I was speaking with an entrepreneur the other day who was about to launch several pilots with customers. Depending on the nature of your industry/product, your early potential customers might require a pilot. We were discussing some of the key areas to focus in order to make the pilots successful; here are three areas we discussed:
The most important thing in a pilot is continuing to learn about the ideal customer profile, problem, use case, and value proposition. You are looking for something that is consistent across multiple customers. One way to ensure you get these learnings is to be very hands on and drive engagement with a committed client. Make them part of the brainstorming sessions, watch how they use the product, see how it fits into their workflow, etc. For those doing free pilots, I have seen pitfalls where because it is free there is no incentive to truly participate on the customer side and engagement is little to non-existent. They just keep asking for more work and reports without genuinely being interested (hint, anyone can sign-up for a free pilot to be nice and not really be serious about it). I am a huge fan of paid pilots (even if it’s a trivial amount). If the potential customer truly believes in the problem, they will pay. If they won’t pay a trivial amount, I would question their true belief this is a must-have problem to solve. Paid pilots tend to provide much more feedback and engagement.

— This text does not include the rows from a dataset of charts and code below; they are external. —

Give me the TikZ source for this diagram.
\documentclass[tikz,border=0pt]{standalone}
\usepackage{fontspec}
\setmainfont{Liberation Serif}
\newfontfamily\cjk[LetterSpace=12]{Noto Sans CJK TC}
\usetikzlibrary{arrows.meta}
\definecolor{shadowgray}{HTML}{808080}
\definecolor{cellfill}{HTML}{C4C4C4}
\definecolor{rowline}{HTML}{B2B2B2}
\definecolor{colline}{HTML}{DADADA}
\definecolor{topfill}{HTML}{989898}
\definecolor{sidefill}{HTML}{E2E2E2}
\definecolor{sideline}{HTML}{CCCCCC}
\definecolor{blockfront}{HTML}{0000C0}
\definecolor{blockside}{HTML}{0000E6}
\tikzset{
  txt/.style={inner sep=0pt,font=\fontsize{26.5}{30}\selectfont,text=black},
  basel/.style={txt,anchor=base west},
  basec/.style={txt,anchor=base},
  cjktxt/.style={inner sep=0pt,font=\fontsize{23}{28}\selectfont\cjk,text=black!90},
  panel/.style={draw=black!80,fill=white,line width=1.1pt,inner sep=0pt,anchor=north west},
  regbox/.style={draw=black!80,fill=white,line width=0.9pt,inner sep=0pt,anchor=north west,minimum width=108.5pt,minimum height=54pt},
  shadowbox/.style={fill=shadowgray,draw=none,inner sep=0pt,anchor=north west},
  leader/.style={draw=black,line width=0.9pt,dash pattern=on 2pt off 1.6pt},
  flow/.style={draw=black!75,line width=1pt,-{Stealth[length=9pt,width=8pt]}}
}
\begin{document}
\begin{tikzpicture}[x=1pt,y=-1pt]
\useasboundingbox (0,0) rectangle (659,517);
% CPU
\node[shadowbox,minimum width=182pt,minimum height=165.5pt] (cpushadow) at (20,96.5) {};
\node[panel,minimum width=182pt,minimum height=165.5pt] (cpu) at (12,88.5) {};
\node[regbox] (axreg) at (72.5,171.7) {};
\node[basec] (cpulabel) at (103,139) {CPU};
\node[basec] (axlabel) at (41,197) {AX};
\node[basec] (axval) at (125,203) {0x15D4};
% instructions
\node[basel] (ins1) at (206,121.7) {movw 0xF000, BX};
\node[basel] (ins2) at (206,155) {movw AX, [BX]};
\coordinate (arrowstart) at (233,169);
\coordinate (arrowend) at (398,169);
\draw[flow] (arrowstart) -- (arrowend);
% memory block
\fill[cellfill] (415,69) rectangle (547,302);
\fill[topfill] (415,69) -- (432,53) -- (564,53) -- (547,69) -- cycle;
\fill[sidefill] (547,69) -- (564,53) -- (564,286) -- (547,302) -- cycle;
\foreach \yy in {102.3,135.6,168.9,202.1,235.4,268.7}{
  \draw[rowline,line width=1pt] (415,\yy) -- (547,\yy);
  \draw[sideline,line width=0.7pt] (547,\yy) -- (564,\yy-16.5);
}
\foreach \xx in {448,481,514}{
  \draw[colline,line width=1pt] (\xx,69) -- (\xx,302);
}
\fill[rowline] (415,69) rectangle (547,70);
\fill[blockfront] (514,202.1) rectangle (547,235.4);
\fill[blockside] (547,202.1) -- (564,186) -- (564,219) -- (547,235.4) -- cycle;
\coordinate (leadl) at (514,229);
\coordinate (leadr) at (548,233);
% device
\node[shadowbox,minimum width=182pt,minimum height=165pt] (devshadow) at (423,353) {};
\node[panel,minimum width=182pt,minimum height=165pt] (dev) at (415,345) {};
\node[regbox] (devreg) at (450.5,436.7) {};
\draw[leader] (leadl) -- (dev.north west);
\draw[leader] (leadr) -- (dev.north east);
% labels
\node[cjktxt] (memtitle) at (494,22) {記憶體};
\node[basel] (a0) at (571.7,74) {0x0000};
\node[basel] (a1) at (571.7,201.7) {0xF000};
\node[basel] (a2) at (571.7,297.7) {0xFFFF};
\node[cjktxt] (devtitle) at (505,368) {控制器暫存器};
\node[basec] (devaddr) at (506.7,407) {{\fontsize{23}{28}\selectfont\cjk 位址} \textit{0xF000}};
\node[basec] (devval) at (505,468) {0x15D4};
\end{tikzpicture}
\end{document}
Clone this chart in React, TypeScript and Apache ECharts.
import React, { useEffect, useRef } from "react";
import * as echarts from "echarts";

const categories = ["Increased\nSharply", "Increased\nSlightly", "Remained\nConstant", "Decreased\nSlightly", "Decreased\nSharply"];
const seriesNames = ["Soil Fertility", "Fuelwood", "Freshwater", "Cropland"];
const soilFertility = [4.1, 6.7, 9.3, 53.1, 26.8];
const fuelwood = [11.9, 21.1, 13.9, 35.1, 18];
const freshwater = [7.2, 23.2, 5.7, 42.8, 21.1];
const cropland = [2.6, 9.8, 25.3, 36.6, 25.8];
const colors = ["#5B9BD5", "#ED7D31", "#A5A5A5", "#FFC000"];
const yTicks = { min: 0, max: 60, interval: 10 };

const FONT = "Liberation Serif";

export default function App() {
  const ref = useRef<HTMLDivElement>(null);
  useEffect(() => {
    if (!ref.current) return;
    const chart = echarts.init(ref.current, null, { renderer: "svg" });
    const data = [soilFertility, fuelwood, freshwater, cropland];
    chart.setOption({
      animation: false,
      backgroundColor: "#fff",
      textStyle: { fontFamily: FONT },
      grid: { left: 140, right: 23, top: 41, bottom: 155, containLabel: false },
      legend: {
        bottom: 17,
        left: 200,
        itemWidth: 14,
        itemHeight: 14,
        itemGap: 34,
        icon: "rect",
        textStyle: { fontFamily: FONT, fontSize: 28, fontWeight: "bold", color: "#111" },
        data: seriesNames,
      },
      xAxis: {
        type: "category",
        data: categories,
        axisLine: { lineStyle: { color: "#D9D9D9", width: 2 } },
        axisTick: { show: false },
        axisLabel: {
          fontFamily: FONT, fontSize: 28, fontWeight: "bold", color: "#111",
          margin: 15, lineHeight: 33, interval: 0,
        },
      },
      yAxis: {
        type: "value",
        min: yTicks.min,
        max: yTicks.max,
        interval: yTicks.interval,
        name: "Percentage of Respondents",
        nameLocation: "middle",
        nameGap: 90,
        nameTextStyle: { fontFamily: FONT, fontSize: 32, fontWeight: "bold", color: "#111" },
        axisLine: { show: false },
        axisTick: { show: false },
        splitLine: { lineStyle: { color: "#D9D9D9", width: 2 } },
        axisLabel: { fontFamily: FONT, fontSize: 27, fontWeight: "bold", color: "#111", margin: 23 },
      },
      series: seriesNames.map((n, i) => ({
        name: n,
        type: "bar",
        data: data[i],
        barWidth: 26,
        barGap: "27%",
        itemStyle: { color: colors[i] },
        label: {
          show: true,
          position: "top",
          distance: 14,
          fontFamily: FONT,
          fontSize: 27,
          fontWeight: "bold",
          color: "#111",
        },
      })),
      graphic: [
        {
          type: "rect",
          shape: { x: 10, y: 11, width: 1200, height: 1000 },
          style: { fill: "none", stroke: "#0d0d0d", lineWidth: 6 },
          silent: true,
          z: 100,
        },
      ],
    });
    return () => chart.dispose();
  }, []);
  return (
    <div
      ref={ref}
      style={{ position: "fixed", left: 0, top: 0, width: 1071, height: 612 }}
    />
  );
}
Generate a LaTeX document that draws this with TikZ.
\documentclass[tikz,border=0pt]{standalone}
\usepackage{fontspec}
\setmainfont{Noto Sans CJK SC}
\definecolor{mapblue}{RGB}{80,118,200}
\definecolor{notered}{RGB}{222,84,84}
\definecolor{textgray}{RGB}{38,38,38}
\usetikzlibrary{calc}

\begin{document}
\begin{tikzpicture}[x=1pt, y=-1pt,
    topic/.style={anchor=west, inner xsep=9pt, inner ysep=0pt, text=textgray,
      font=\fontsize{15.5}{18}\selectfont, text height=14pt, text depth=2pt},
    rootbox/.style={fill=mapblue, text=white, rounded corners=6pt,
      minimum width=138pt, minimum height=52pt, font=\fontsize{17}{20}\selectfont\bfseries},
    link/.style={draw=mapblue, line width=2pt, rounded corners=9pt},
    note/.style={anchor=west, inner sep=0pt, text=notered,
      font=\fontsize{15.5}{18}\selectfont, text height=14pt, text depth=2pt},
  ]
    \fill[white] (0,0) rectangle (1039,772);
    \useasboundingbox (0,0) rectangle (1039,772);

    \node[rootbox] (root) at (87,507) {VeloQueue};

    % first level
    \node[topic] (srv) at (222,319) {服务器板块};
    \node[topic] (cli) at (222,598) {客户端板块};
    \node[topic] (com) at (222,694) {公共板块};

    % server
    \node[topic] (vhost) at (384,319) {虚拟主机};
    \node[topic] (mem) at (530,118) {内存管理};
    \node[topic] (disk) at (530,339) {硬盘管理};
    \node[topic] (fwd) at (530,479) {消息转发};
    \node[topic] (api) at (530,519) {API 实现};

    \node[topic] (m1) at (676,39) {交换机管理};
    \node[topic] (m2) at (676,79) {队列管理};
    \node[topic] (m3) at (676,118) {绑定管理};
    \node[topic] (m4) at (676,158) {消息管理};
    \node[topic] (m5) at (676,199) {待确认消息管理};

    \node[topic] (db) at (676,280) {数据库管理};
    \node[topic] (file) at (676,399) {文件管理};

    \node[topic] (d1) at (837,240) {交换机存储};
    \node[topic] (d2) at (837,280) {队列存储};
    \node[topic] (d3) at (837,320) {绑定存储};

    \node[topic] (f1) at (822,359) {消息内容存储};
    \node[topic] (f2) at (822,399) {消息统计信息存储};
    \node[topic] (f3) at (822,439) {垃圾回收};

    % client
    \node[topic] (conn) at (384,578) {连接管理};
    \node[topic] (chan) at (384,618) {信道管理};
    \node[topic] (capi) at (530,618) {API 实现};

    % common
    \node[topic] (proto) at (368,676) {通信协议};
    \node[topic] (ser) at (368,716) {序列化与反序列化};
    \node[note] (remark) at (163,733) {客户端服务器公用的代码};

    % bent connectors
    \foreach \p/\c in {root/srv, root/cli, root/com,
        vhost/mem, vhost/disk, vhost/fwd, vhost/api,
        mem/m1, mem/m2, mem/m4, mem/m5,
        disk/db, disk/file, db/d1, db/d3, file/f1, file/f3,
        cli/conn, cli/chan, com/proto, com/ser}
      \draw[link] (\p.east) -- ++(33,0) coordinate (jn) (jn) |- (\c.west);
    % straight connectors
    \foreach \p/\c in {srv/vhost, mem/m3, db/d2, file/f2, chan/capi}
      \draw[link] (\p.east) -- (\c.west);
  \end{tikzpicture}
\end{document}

When in the pilot, there is a tendency to just work with one point of contact. However, use this pilot as an opportunity to build relationships within the organization. Go down levels to really understand the users, go up levels to really understand the buyers and execs, go across departments to build more rapport and buy-in for use of your solution. The more people at the potential customer org. that support you and your solution, the more likely they are to purchase coming out of the pilot.
Metrics for success
Another common theme I have seen is startups coming out of the pilot feeling it went well, yet the customers are not purchasing. Why the disconnect? When I ask what metrics they were using to measure the success of the pilot, there is often silence. It is important to set up both qualitative and quantitative metrics at the beginning of the pilot to know what defines success at the end. Not only do you learn from the customer about what matters, you can track, measure, and report against this throughout the pilot. This can increase your chance of converting the deal, give you a better chance to adjust mid-pilot, or flag earlier in the process the true reason why they would not purchase your solution.
There are many more nuances to how to run effective pilots, but these were a few areas to pay attention to when launching a pilot.